Many people I’ve run with over the years keep an eye on their next race. Whatever the distance or strange quirk that entices them, there is a race they are dreaming about. Some are dedicated to the training and pushing their body to the limit while others are excited about traveling to the start line. My interest in races comes and goes, but it’s been mostly gone since 2019.
Looking back, 2018 and 2019 were great years for my racing. In December of 2018, I signed up for a local 5k with work friends. I didn’t train specifically for the race, but was running fast enough that I won a 5k for the first time ever. It wasn’t a huge event, but there were over 200 runners and, for a guy who barely made my high school varsity XC team, that felt amazing. I started off 2019 with new minimalist shoes which worked my calf muscles more and slowed me down a little. I still managed to run a decent 8k and half marathon. In July, I ran a larger 5k. This one had over 1500 runners and I managed to take 3rd behind two NCAA runners visiting from Georgia. Another exciting finish, but I only signed up for the run because work had a bunch of free entries. It certainly wasn’t a race I’d been dreaming about.
I ran a couple of other races that year and they fell into two categories: ones that felt fast, but weren’t that interesting; and one that had held my interest for about a year… but felt so slow. I ran a Ragnar Trail race on Mt Rainier in place of my brother who signed up before moving across the country and I ran a 5k that a friend organized. These were all fun races and I’m certainly glad I did them, but in my mind one of the best parts of a race (or travel… or anything that you plan months in advance) is the excitement of anticipation. It’s what drives the months of planning, preparing, and focus. The only race of 2019 I was anticipating was my first 50 miler and I’d been thinking about it for almost a year.

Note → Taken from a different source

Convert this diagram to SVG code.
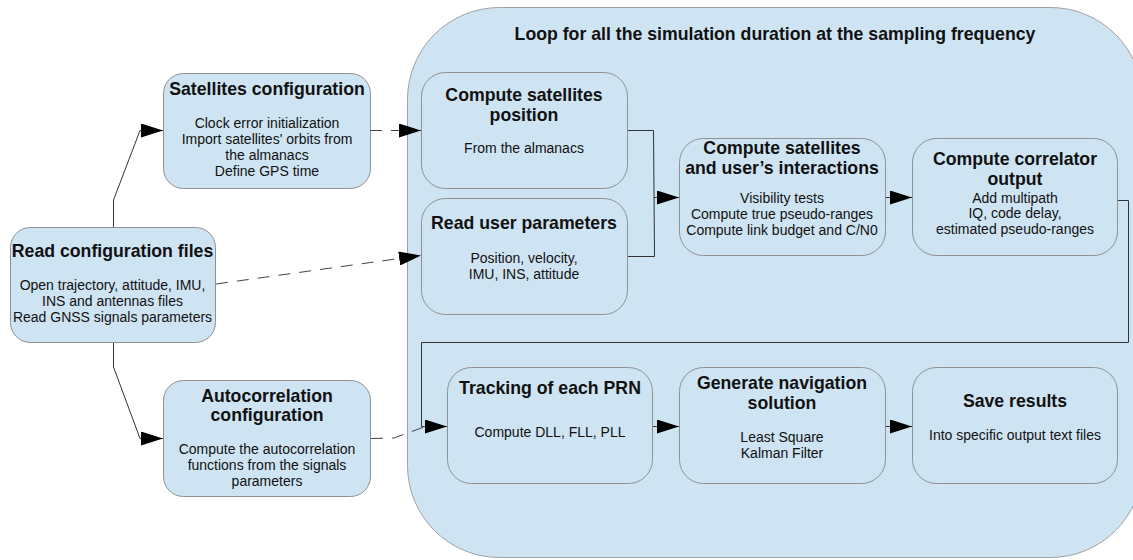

There were about 80 of us toeing the line at 6am. When the gun went off, I was feeling good, plus a mixture of excitement and nervous, so I went out a bit too fast. Over the first 10 miles, I went back and forth with another guy as the front runner. I knew it was too fast but I was also realizing my legs weren’t going to be the issue, so why not keep going? I was still running my new minimalist shoes. By now, I was used to how they worked my calves. I had trained on roads and some dirt trails. I was ready for the distance. I was not ready for the gnarly gravel that made the trail we ran. By mile 5, the bottoms of my feet were starting to hurt and shortly beyond the 10 mile mark, I watched the other runner drop me as I slowed. There was a lot more walking that day than I expected. By mile 20, it was obvious that I was not going to be anywhere near my hoped-for pace, but I still wanted to finish. The last quarter mile was on a soft forest trail so I managed to look strong at the end. It was a rough day, but like the other races that year, I’m very happy I did it. Even though the race hadn’t gone how I hoped, the excitement of anticipation had kept me going and given me focus which is what I most look for in an adventure or race.
Since then, there hasn’t been a race that got me excited. I’ve done a couple of friendly 5ks but all that excitement of anticipation has been focused elsewhere… mostly with kayaking. Now I’m starting to look around again to see what race might cause that spark that gets me excited again. I’m not sure if it will be running, kayaking, biking, swim-run, or something else entirely. Until I find it, I’ll keep running with friends at group runs and looking for that unique race that I’ll be able to look forward to for months.